Please repeat all of the listing exactly.

▸ **DATASET CONTENT**

<<<<

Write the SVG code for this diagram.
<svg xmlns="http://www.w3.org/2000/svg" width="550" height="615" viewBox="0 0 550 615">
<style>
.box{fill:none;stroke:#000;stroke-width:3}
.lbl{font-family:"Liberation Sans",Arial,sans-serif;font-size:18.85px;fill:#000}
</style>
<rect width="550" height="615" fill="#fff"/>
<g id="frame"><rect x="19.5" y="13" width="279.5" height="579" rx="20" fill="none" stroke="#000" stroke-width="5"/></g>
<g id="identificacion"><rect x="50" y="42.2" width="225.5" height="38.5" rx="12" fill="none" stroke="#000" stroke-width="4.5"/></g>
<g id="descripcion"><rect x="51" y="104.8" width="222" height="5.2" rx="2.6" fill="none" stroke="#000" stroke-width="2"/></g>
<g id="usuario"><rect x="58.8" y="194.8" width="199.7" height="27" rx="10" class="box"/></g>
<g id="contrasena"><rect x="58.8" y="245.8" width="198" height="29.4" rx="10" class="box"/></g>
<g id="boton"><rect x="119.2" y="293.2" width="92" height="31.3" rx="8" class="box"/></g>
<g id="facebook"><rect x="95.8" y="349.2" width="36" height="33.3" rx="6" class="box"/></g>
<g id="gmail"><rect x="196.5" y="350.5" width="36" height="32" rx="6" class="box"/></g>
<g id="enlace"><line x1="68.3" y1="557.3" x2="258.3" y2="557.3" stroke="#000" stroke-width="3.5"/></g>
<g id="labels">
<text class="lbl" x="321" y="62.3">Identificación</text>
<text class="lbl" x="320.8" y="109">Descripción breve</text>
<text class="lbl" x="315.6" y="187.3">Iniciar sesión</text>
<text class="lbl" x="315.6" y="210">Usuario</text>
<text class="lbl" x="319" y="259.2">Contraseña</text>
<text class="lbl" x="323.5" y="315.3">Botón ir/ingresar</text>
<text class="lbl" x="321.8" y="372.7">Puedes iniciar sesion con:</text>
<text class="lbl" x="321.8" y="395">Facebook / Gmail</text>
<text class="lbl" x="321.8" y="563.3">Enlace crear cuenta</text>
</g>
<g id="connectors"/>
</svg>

>>>>

▸ **FINISHED EXERCISE**
Write the SVG code for this diagram.
<svg xmlns="http://www.w3.org/2000/svg" width="550" height="615" viewBox="0 0 550 615">
<style>
.box{fill:none;stroke:#000;stroke-width:3}
.lbl{font-family:"Liberation Sans",Arial,sans-serif;font-size:18.85px;fill:#000}
</style>
<rect width="550" height="615" fill="#fff"/>
<g id="frame"><rect x="19.5" y="13" width="279.5" height="579" rx="20" fill="none" stroke="#000" stroke-width="5"/></g>
<g id="identificacion"><rect x="50" y="42.2" width="225.5" height="38.5" rx="12" fill="none" stroke="#000" stroke-width="4.5"/></g>
<g id="descripcion"><rect x="51" y="104.8" width="222" height="5.2" rx="2.6" fill="none" stroke="#000" stroke-width="2"/></g>
<g id="usuario"><rect x="58.8" y="194.8" width="199.7" height="27" rx="10" class="box"/></g>
<g id="contrasena"><rect x="58.8" y="245.8" width="198" height="29.4" rx="10" class="box"/></g>
<g id="boton"><rect x="119.2" y="293.2" width="92" height="31.3" rx="8" class="box"/></g>
<g id="facebook"><rect x="95.8" y="349.2" width="36" height="33.3" rx="6" class="box"/></g>
<g id="gmail"><rect x="196.5" y="350.5" width="36" height="32" rx="6" class="box"/></g>
<g id="enlace"><line x1="68.3" y1="557.3" x2="258.3" y2="557.3" stroke="#000" stroke-width="3.5"/></g>
<g id="labels">
<text class="lbl" x="321" y="62.3">Identificación</text>
<text class="lbl" x="320.8" y="109">Descripción breve</text>
<text class="lbl" x="315.6" y="187.3">Iniciar sesión</text>
<text class="lbl" x="315.6" y="210">Usuario</text>
<text class="lbl" x="319" y="259.2">Contraseña</text>
<text class="lbl" x="323.5" y="315.3">Botón ir/ingresar</text>
<text class="lbl" x="321.8" y="372.7">Puedes iniciar sesion con:</text>
<text class="lbl" x="321.8" y="395">Facebook / Gmail</text>
<text class="lbl" x="321.8" y="563.3">Enlace crear cuenta</text>
</g>
<g id="connectors"/>
</svg>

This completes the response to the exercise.